FOR all its weighty themes, however, Khamosh Pani is no bleak docu-drama. In fact, its extraordinary appeal flows from the fact that it is simply a good story, unfussy in the telling, and true to its milieu. Paromita Vohra and Sabiha Sumar do not shy away from the adroit use of the Bollywood staples of song, dance, and flashback - Ayesha's past is revealed in fleeting images from submerged memory. And it is often from the casual exchanges at the tea shop and the salon that a picture of the frightening change imminent in the social life of Charkhi emerges. "Do you know why Zia's barber says the word `election' when he cuts his hair?" Mahboob, the barber, jokes with his customers. "Because it makes Zia's hair stand on end and he can cut it better!" Their guffaws subside as they catch sight of Rashid and Mazhar, the fundamentalist leaders from the city who have come talent scouting in Charkhi, glowering silently at them.
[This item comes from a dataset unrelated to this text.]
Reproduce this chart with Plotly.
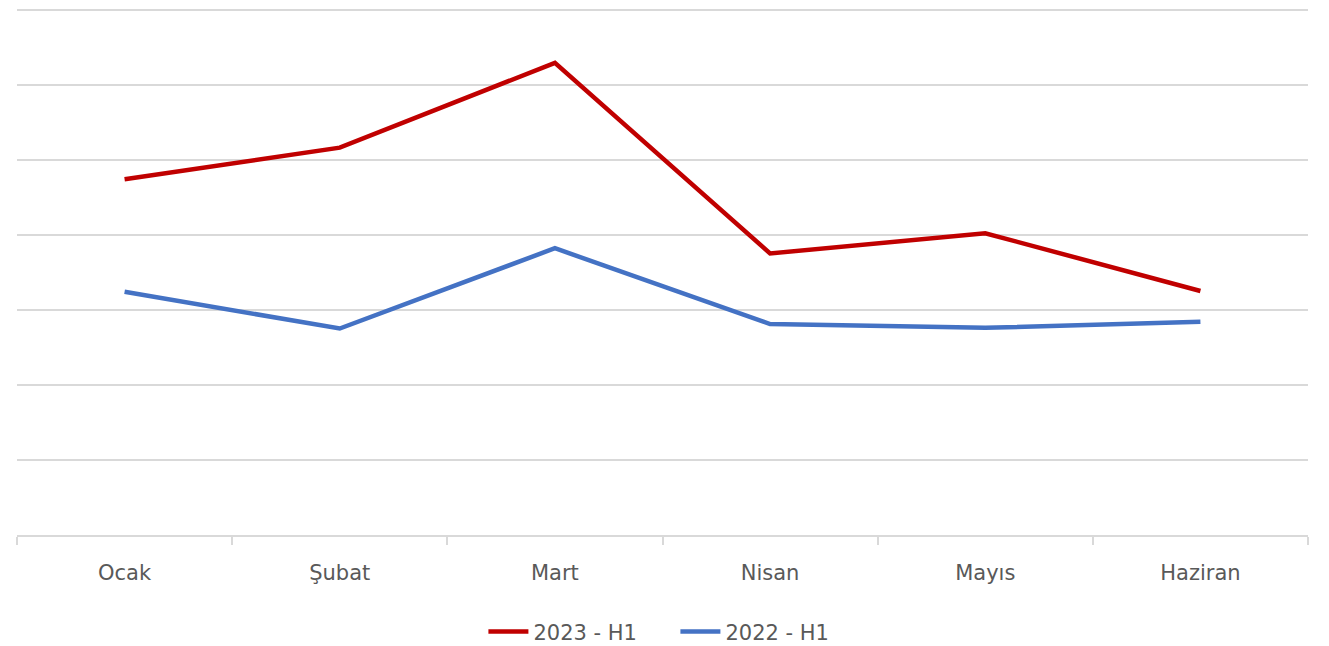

"It is not a geography or history lesson; it's a film, it's a story," insists Paromita Vohra. "Whatever you take away from it, about history, about Partition, about women, is great," she says, but she was guided by an artistic impulse more than anything else. Reading Urvashi Butalia and Ritu Menon helped to create an "emotional landscape" in her mind, and travelling to Pakistan helped her understand, in a way she never had before, the criss-crossing of class and poverty that fuels fundamentalism in that country. But when it came to writing the screenplay, Paromita Vohra wanted most of all to create characters who act with "psychological clarity". "When their motivation is clear, cultural specificity doesn't matter," she says. That is why Khamosh Pani does not have the "explanatory tone that is often inevitable in films that are made in this part of the world but have to play in that part of the world".

In fact, Sabiha Sumar has been struck by the ways in which people understand and relate to the characters of the film - whether in Canada, France, Germany, Switzerland, India or Pakistan. "Women have come up to me and talked about their sons joining the National Front in France or the neo-Nazi movement". And in Pakistan, where she has just taken the film on a road-show across the country, some women say to her: "My son has joined the jehad because the maulvis asked him to, even though I told him it was a political hoax." The film, shot entirely in Wah village, near Peshawar, was made in fits and starts over four years. First, there were problems raising money (until Vidhi Films, Sumar's production company, secured support from France and Germany), and then shooting had to stop after September 11, 2001, when the German crew had to leave Pakistan.

Released last year, Khamosh Pani has won over its audiences wherever it has played. It has picked up a slew of awards (including the Golden Leopard for best picture and the award for best actress during its world premiere at the Locarno International Film Festival, and for best screenplay at the Kara Film Festival in Karachi). It was shown to acclaim at the Mumbai International Film Festival, the Sundance Film Festival and, most recently, the New Directors/New Films Series 2004 in New York. Small independent movies rarely get past the film festival circuit to make a dent in the arena of commercial cinema; what is surprising is that no distributor has yet been able to seize upon the new bonhomie between India and Pakistan to pitch this joint venture to reach wider national audiences in both countries.

"I very much believe in the power of art to change the world, to understand humanity, to tell stories," says Paromita Vohra. "But you have to tell a story that rings true and not have a schematic approach.... The story has to be larger than the particular history." It is a tribute to the talent of its creators that Khamosh Pani tells a tale that many will see as a story that touches their lives even as it brings home the troubling history of our times.

Bharati Sadasivam is a writer based in New York.